§ Source material
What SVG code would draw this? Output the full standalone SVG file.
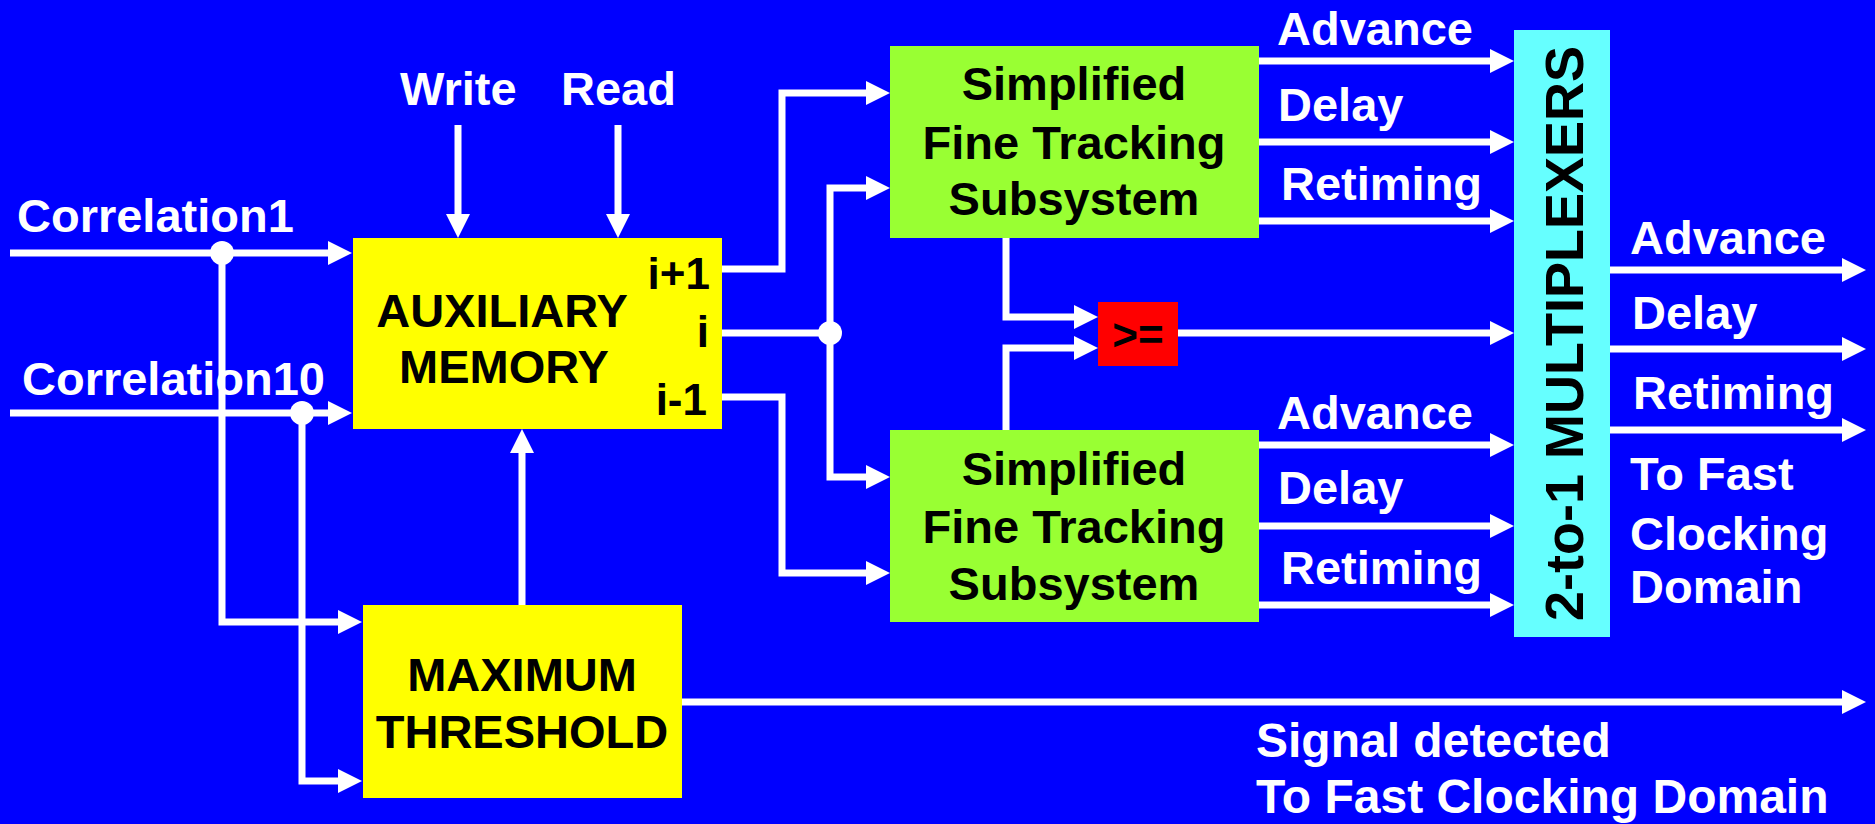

---

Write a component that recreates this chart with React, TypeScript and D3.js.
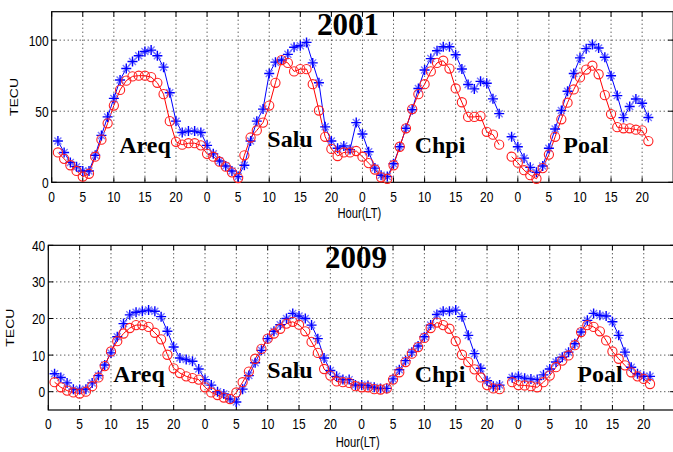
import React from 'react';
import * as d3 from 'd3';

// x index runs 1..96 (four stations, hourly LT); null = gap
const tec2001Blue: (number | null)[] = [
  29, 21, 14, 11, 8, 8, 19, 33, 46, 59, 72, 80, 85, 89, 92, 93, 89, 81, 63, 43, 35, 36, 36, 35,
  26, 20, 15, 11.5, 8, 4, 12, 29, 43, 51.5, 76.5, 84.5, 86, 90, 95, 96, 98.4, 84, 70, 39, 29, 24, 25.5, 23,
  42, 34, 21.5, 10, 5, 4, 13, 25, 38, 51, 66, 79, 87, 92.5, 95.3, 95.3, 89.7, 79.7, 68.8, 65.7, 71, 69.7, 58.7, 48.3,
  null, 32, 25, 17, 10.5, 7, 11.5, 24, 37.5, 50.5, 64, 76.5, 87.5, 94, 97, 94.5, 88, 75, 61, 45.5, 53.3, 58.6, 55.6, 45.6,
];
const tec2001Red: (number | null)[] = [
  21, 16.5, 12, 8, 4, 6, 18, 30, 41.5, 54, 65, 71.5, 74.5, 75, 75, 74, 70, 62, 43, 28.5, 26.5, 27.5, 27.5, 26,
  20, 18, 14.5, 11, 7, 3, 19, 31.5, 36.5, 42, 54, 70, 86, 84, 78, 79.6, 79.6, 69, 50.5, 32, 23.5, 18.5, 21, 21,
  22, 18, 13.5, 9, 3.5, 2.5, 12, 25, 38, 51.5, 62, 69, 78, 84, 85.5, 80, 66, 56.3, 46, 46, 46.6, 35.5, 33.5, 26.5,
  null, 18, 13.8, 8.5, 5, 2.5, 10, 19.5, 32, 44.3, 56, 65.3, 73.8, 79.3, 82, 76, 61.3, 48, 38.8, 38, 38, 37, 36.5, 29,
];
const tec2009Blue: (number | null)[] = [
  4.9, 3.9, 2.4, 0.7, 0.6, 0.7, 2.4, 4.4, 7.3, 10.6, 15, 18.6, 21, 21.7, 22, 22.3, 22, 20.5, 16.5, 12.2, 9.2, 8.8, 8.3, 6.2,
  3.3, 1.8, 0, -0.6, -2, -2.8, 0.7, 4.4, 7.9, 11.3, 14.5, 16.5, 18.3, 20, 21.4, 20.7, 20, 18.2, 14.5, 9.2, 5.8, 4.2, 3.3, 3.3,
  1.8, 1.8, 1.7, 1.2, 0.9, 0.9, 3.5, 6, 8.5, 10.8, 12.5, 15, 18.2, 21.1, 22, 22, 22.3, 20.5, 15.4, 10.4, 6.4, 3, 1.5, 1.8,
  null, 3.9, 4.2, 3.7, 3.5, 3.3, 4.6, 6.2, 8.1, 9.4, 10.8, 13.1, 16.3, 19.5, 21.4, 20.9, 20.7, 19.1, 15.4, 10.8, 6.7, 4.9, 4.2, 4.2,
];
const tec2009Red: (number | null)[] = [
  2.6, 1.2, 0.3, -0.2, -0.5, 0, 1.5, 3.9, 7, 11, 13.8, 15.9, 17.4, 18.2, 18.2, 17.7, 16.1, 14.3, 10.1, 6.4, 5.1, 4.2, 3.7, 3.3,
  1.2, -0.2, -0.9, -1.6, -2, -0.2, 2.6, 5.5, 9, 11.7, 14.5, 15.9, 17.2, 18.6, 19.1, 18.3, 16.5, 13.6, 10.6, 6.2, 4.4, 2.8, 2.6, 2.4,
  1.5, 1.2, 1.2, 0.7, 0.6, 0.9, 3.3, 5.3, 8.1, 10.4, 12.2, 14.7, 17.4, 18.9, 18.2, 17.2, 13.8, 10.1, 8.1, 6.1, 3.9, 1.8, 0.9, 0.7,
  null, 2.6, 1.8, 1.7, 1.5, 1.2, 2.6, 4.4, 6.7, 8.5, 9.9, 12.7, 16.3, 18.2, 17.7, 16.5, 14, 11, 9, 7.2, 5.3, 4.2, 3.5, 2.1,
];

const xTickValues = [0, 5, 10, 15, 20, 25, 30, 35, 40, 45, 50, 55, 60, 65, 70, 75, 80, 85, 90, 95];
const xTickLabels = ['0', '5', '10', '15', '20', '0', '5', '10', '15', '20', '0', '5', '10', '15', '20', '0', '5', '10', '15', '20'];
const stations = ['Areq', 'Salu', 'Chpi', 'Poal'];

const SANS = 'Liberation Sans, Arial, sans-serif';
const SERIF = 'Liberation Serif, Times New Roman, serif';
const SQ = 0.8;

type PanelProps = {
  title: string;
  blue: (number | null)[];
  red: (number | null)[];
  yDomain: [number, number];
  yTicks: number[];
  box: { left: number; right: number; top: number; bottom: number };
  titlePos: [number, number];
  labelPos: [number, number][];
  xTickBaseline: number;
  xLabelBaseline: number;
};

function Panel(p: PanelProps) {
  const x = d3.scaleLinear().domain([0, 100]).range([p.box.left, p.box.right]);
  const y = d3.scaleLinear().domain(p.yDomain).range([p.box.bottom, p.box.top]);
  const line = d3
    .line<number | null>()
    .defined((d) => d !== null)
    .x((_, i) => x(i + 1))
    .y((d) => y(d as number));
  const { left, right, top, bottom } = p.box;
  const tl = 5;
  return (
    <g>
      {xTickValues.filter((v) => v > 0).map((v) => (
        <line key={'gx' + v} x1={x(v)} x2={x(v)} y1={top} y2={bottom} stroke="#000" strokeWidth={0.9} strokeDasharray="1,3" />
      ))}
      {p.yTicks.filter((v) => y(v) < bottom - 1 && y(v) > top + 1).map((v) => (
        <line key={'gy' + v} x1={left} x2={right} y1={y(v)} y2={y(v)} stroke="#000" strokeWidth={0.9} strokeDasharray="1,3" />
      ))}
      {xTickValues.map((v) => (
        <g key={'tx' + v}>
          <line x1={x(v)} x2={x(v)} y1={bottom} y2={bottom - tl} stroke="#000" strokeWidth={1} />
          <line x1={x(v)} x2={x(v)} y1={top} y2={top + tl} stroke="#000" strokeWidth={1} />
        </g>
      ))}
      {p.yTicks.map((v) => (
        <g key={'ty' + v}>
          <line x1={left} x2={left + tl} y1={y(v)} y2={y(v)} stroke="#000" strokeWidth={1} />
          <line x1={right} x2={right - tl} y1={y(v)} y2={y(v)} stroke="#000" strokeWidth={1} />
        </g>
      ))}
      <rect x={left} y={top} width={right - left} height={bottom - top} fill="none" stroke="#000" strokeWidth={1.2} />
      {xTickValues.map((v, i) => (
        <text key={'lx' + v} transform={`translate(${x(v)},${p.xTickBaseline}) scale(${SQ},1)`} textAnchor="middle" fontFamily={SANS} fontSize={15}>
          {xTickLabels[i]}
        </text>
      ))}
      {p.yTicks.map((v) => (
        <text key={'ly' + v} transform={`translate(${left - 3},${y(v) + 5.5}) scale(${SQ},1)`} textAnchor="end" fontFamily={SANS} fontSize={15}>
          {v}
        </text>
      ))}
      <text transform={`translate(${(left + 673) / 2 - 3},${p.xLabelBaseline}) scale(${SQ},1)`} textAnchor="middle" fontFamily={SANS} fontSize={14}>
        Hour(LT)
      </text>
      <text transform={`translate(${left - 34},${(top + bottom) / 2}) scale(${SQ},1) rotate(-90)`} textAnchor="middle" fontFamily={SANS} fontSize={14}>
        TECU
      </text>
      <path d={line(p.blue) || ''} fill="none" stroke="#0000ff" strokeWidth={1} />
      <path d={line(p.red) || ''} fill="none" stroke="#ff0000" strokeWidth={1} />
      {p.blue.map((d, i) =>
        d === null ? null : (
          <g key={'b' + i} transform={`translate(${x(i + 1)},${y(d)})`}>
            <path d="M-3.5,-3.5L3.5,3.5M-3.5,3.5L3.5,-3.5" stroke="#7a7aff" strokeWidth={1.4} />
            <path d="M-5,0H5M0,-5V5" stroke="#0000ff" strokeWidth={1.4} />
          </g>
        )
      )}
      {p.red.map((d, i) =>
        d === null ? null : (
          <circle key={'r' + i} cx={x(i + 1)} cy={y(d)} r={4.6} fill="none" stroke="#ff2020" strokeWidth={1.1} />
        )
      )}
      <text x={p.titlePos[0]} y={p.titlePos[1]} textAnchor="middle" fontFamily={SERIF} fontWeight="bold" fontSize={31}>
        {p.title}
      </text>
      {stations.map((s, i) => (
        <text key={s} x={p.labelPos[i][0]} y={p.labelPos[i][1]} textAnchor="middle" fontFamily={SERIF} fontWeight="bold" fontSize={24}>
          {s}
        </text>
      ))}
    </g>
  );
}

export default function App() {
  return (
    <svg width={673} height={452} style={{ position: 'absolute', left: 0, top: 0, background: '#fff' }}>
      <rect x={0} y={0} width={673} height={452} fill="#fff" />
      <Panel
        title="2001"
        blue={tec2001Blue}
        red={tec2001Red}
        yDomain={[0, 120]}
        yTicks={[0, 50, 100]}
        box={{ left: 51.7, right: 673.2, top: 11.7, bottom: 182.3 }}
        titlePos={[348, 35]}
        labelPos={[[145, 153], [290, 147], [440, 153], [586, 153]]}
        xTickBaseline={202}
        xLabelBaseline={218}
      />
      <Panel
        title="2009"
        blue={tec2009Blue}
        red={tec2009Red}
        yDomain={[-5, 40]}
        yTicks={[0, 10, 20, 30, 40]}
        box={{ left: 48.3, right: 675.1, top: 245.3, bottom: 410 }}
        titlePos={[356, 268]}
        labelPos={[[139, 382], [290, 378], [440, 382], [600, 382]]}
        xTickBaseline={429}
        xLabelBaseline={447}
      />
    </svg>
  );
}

§ What is expected
Reproduce each line of the entries in which the word "this" is found.

§ Task response
What SVG code would draw this? Output the full standalone SVG file.
Write a component that recreates this chart with React, TypeScript and D3.js.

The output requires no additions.